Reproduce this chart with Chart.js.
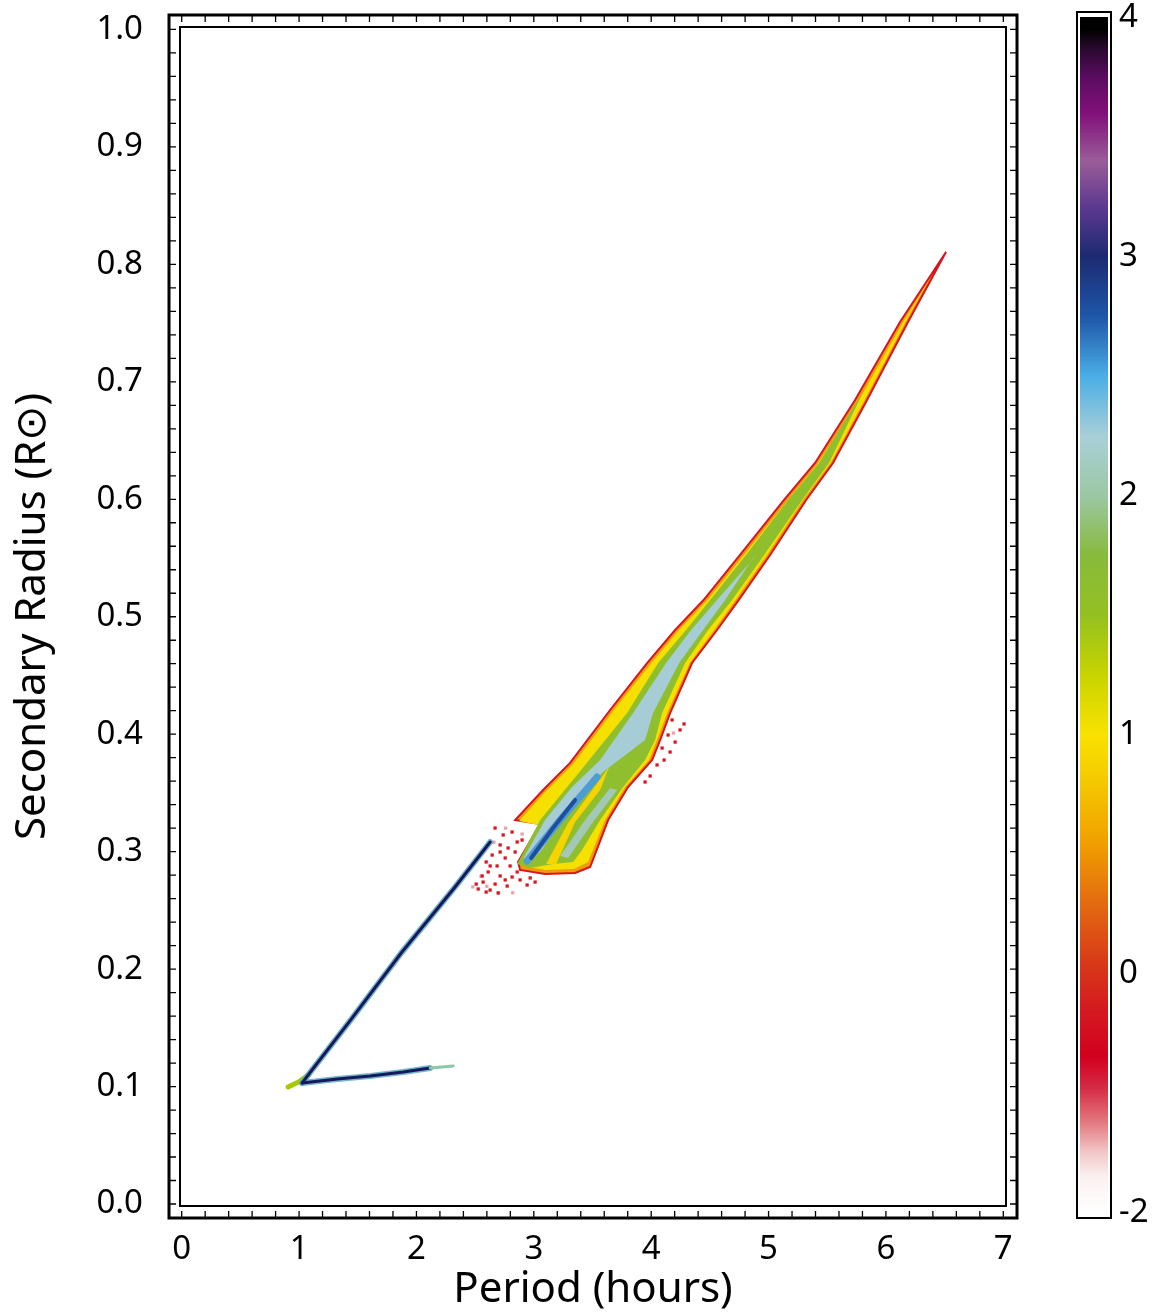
<!DOCTYPE html>
<html>
<head>
<meta charset="utf-8">
<script src="https://cdn.jsdelivr.net/npm/chart.js@4.4.1/dist/chart.umd.min.js"></script>
<style>
  body { margin: 0; background: #fff; }
  #wrap { position: relative; width: 1154px; height: 1315px; }
  #mainChart { position: absolute; left: 0; top: 0; }
  #barChart { position: absolute; left: 1040px; top: 0; }
</style>
</head>
<body>
<div id="wrap">
  <canvas id="mainChart" width="1154" height="1315"></canvas>
  <canvas id="barChart" width="114" height="1315"></canvas>
</div>
<script>
// axis ticks
const periodTicks = [0, 1, 2, 3, 4, 5, 6, 7];
const radiusTicks = [0, 0.1, 0.2, 0.3, 0.4, 0.5, 0.6, 0.7, 0.8, 0.9, 1.0];
const colourLevels = ['-2', '0', '1', '2', '3', '4'];

// density contours, [period (h), radius (Rsun)]
const envelope = [[6.512,0.8105],[6.188,0.7509],[5.839,0.6845],[5.549,0.6309],[5.320,0.5994],[5.013,0.5526],[4.745,0.5142],[4.561,0.4887],[4.348,0.4606],[4.161,0.4180],[4.076,0.3950],[4.008,0.3780],[3.803,0.3550],[3.633,0.3269],[3.480,0.2869],[3.352,0.2818],[3.096,0.2810],[2.883,0.2844],[2.866,0.2912],[3.054,0.3235],[2.841,0.3269],[3.079,0.3525],[3.309,0.3755],[3.650,0.4206],[3.965,0.4606],[4.204,0.4887],[4.446,0.5142],[4.757,0.5526],[5.132,0.5994],[5.396,0.6309],[5.737,0.6845],[6.120,0.7509],[6.512,0.8105]];
const yellowBand = [[6.376,0.7884],[6.167,0.7509],[5.818,0.6845],[5.528,0.6309],[5.294,0.5994],[4.987,0.5526],[4.719,0.5142],[4.536,0.4887],[4.329,0.4606],[4.136,0.4180],[4.050,0.3950],[3.982,0.3780],[3.778,0.3550],[3.607,0.3269],[3.463,0.2912],[3.343,0.2852],[3.096,0.2844],[2.909,0.2878],[2.900,0.2929],[3.079,0.3218],[2.875,0.3261],[3.105,0.3516],[3.335,0.3746],[3.676,0.4197],[3.995,0.4598],[4.229,0.4878],[4.472,0.5134],[4.783,0.5517],[5.158,0.5985],[5.417,0.6300],[5.766,0.6837],[6.141,0.7501]];
const greenBand = [[5.814,0.6930],[5.515,0.6309],[5.286,0.5994],[4.962,0.5526],[4.689,0.5142],[4.485,0.4887],[4.289,0.4606],[4.093,0.4180],[4.033,0.3950],[3.948,0.3780],[3.761,0.3550],[3.565,0.3269],[3.411,0.3014],[3.335,0.2912],[3.164,0.2895],[2.969,0.2861],[2.858,0.2895],[3.054,0.3269],[3.284,0.3550],[3.403,0.3695],[3.795,0.4180],[4.059,0.4606],[4.297,0.4887],[4.502,0.5142],[4.808,0.5526],[5.167,0.5994],[5.430,0.6309]];
const lobeGap = [[3.105,0.2895],[3.292,0.3244],[3.505,0.3533],[3.641,0.3721],[3.565,0.3525],[3.352,0.3252],[3.190,0.2895]];
const paleCore = [[4.902,0.5551],[4.630,0.5142],[4.442,0.4887],[4.238,0.4606],[4.016,0.4180],[3.948,0.3950],[3.590,0.3678],[3.463,0.3550],[3.250,0.3269],[3.054,0.2997],[2.926,0.2903],[2.917,0.2954],[3.096,0.3269],[3.326,0.3550],[3.565,0.3780],[3.846,0.4180],[4.127,0.4606],[4.340,0.4887],[4.561,0.5142],[4.860,0.5483]];
const lowerCore = [[3.224,0.2963],[3.437,0.3269],[3.650,0.3542],[3.710,0.3525],[3.505,0.3252],[3.292,0.2946]];
const blueRidge = [[2.943,0.2920],[3.224,0.3269],[3.539,0.3635]];
const darkRidge = [[2.977,0.2946],[3.164,0.3201],[3.352,0.3440]];
const redSpeckles = [[2.670,0.3201],[2.739,0.3142],[2.815,0.3167],[2.713,0.3057],[2.781,0.3031],[2.858,0.3082],[2.645,0.2971],[2.756,0.2946],[2.687,0.2878],[2.798,0.2878],[2.611,0.2827],[2.713,0.2793],[2.815,0.2784],[2.568,0.2741],[2.670,0.2724],[2.773,0.2707],[2.526,0.2682],[2.628,0.2673],[2.883,0.2759],[2.943,0.2716],[3.011,0.2741],[2.841,0.2997],[2.594,0.2912],[2.900,0.3099],[2.943,0.3014],[2.713,0.2997],[2.628,0.2878],[2.560,0.2793],[2.756,0.2759],[2.858,0.2827],[2.969,0.2776],[2.509,0.2724],[2.594,0.2656],[2.696,0.2648],[4.144,0.3993],[4.204,0.3933],[4.093,0.3882],[4.161,0.3848],[4.050,0.3738],[3.991,0.3644],[4.110,0.3780],[4.246,0.4036],[4.178,0.4121],[4.280,0.4087],[3.948,0.3593]];
const pinkSpeckles = [[2.55,0.2790],[2.60,0.2705],[2.70,0.2650],[2.90,0.3150],[2.76,0.3200],[2.66,0.3080],[4.19,0.4010],[2.48,0.2700],[2.82,0.2650]];

// period-bouncer branch
const upperBranch = [[2.628,0.3082],[2.329,0.2699],[1.870,0.2137],[1.440,0.1567],[1.110,0.1141],[1.026,0.1030]];
const lowerBranch = [[1.026,0.1030],[1.325,0.1064],[1.606,0.1090],[1.887,0.1124],[2.117,0.1158]];
const branchTail = [[2.117,0.1158],[2.313,0.1175]];
const branchTip = [[0.907,0.0996],[1.000,0.1040],[1.080,0.1100]];

// colour bar
const stopLevels = [-2, -1.7, -1.5, -1.25, -0.95, -0.7, -0.3, 0.05, 0.3, 0.55, 0.8, 1.0, 1.25, 1.5, 1.75, 2.0, 2.25, 2.5, 2.75, 3.0, 3.2, 3.4, 3.6, 3.75, 3.88, 3.95, 4.0];
const stopColours = ['#ffffff','#fbf0f0','#f2c8c8','#e27a80','#d42a45','#d2001e','#d41a20','#d83a18','#e46c10','#f0a000','#f5c800','#f8e200','#c8d400','#94c020','#88ba3c','#9cc8a4','#a8cfd8','#4aaee6','#1e56a8','#1c2a72','#5a3890','#9a5c98','#82107a','#5a0c60','#240828','#000000','#000000'];

Chart.defaults.font.family = "'Noto Sans', 'DejaVu Sans', sans-serif";
Chart.defaults.color = '#000';

const toXY = pts => pts.map(([x, y]) => ({ x: x, y: y }));

function area(pts, colour, order, edge) {
  return {
    data: toXY(pts), showLine: true, fill: 'shape', tension: 0,
    backgroundColor: colour, borderColor: edge || colour,
    borderWidth: edge ? 2 : 0, pointRadius: 0, order: order
  };
}
function line(pts, colour, width, order) {
  return {
    data: toXY(pts), showLine: true, fill: false, tension: 0,
    borderColor: colour, borderWidth: width, borderCapStyle: 'round',
    borderJoinStyle: 'round', pointRadius: 0, order: order
  };
}
function dots(pts, colour, order) {
  return {
    data: toXY(pts), showLine: false, pointStyle: 'rect', pointRadius: 2.3,
    backgroundColor: colour, borderWidth: 0, order: order
  };
}

// stop tick labels from pushing the plot area around
function noLabelPadding(s) {
  s.paddingTop = 0; s.paddingBottom = 0; s.paddingLeft = 0; s.paddingRight = 0;
}

// double frame with inward ticks in the gap
const framePlugin = {
  id: 'frame',
  afterDraw(chart) {
    const { ctx, chartArea: a, scales: { x, y } } = chart;
    const L = a.left - 11, R = a.right + 11, T = a.top - 12, B = a.bottom + 12;
    ctx.save();
    ctx.strokeStyle = '#000';
    ctx.lineWidth = 2;
    ctx.strokeRect(a.left, a.top, a.right - a.left, a.bottom - a.top);
    ctx.lineWidth = 3;
    ctx.strokeRect(L, T, R - L, B - T);
    ctx.lineWidth = 1.3;
    ctx.beginPath();
    for (let i = 0; i <= 35; i++) {
      const px = x.getPixelForValue(i * 0.2);
      ctx.moveTo(px, B); ctx.lineTo(px, B - 7);
      ctx.moveTo(px, T); ctx.lineTo(px, T + 7);
    }
    for (let i = 0; i <= 50; i++) {
      const py = y.getPixelForValue(i * 0.02);
      ctx.moveTo(L, py); ctx.lineTo(L + 7, py);
      ctx.moveTo(R, py); ctx.lineTo(R - 7, py);
    }
    ctx.stroke();
    ctx.restore();
  }
};

new Chart(document.getElementById('mainChart'), {
  type: 'scatter',
  data: {
    datasets: [
      dots(redSpeckles, '#dc1420', 95),
      dots(pinkSpeckles, '#eea0a8', 96),
      area(envelope, '#f09a10', 90, '#d8141e'),
      area(yellowBand, '#f6e000', 80),
      area(greenBand, '#8fbf2e', 70),
      area(lobeGap, '#f6d400', 60),
      area(paleCore, '#a6ccd6', 50),
      area(lowerCore, '#a4c8b8', 45),
      line(blueRidge, '#4d9dd4', 7, 40),
      line(darkRidge, '#1d4f9c', 4, 35),
      line(branchTip, '#a8c800', 5, 30),
      line(upperBranch, 'rgba(90,170,190,0.85)', 6, 25),
      line(lowerBranch, 'rgba(90,170,190,0.85)', 6, 24),
      line(upperBranch, '#18185e', 3, 20),
      line(lowerBranch, '#18185e', 3, 19),
      line(branchTail, '#8cc8a8', 3, 18)
    ]
  },
  options: {
    responsive: false,
    animation: false,
    events: [],
    layout: { padding: { top: 27, right: 148, left: 0, bottom: 0 } },
    plugins: { legend: { display: false }, tooltip: { enabled: false } },
    scales: {
      x: {
        type: 'linear', min: -0.0145, max: 7.023,
        grid: { display: false, drawTicks: false }, border: { display: false },
        afterBuildTicks: s => { s.ticks = periodTicks.map(v => ({ value: v })); },
        afterFit: s => { s.height = 109; noLabelPadding(s); },
        ticks: { font: { size: 33 }, padding: 24, maxRotation: 0, autoSkip: false, callback: v => String(v) },
        title: { display: true, text: 'Period (hours)', font: { size: 42 }, padding: { top: 0, bottom: 0 } }
      },
      y: {
        type: 'linear', min: -0.0017, max: 1.0021,
        grid: { display: false, drawTicks: false }, border: { display: false },
        afterBuildTicks: s => { s.ticks = radiusTicks.map(v => ({ value: v })); },
        afterFit: s => { s.width = 180; noLabelPadding(s); },
        ticks: { font: { size: 33 }, padding: 37, autoSkip: false, callback: v => v.toFixed(1) },
        title: { display: true, text: 'Secondary Radius (R\u2299)', font: { size: 42 }, padding: { top: 8, bottom: 0 } }
      }
    }
  },
  plugins: [framePlugin]
});

// colour bar: tick labels sit evenly spaced, the -2..0 stretch is squeezed
function levelPos(level) {
  return level >= 0 ? level + 1 : (level + 2) / 2;
}

function gradientFill(context) {
  const chart = context.chart;
  if (!chart.chartArea) return '#ffffff';
  const ys = chart.scales.y;
  const lo = levelPos(stopLevels[0]), hi = levelPos(stopLevels[stopLevels.length - 1]);
  const g = chart.ctx.createLinearGradient(0, ys.getPixelForValue(lo), 0, ys.getPixelForValue(hi));
  stopLevels.forEach((lv, i) => g.addColorStop((levelPos(lv) - lo) / (hi - lo), stopColours[i]));
  return g;
}

const barFrame = {
  id: 'barFrame',
  afterDraw(chart) {
    const { ctx, chartArea: a } = chart;
    ctx.save();
    ctx.strokeStyle = '#000';
    ctx.lineWidth = 2;
    ctx.strokeRect(a.left - 3, a.top - 3, a.right - a.left + 6, a.bottom - a.top + 6);
    ctx.restore();
  }
};

new Chart(document.getElementById('barChart'), {
  type: 'bar',
  data: {
    labels: ['level'],
    datasets: [{
      data: [[levelPos(-2), levelPos(4)]],
      backgroundColor: gradientFill,
      borderWidth: 0, barPercentage: 1, categoryPercentage: 1
    }]
  },
  options: {
    responsive: false,
    animation: false,
    events: [],
    layout: { padding: { left: 40, top: 15, bottom: 100, right: 0 } },
    plugins: { legend: { display: false }, tooltip: { enabled: false } },
    scales: {
      x: { display: false },
      y: {
        position: 'right', min: -0.01, max: 5.01,
        grid: { display: false, drawTicks: false }, border: { display: false },
        afterBuildTicks: s => { s.ticks = colourLevels.map((_, i) => ({ value: i })); },
        afterFit: s => { s.width = 46; noLabelPadding(s); },
        ticks: { padding: 11, font: { size: 33 }, autoSkip: false, callback: v => colourLevels[v] }
      }
    }
  },
  plugins: [barFrame]
});
</script>
</body>
</html>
--------
Requirements: Pictures excluded, repeat exactly the lines from the top of the material through the line with "const colourLevels = ['-2', '0', '1', '2', '3', '4'];", including both of those lines.

Final result:
Reproduce this chart with Chart.js.
<!DOCTYPE html>
<html>
<head>
<meta charset="utf-8">
<script src="https://cdn.jsdelivr.net/npm/chart.js@4.4.1/dist/chart.umd.min.js"></script>
<style>
  body { margin: 0; background: #fff; }
  #wrap { position: relative; width: 1154px; height: 1315px; }
  #mainChart { position: absolute; left: 0; top: 0; }
  #barChart { position: absolute; left: 1040px; top: 0; }
</style>
</head>
<body>
<div id="wrap">
  <canvas id="mainChart" width="1154" height="1315"></canvas>
  <canvas id="barChart" width="114" height="1315"></canvas>
</div>
<script>
// axis ticks
const periodTicks = [0, 1, 2, 3, 4, 5, 6, 7];
const radiusTicks = [0, 0.1, 0.2, 0.3, 0.4, 0.5, 0.6, 0.7, 0.8, 0.9, 1.0];
const colourLevels = ['-2', '0', '1', '2', '3', '4'];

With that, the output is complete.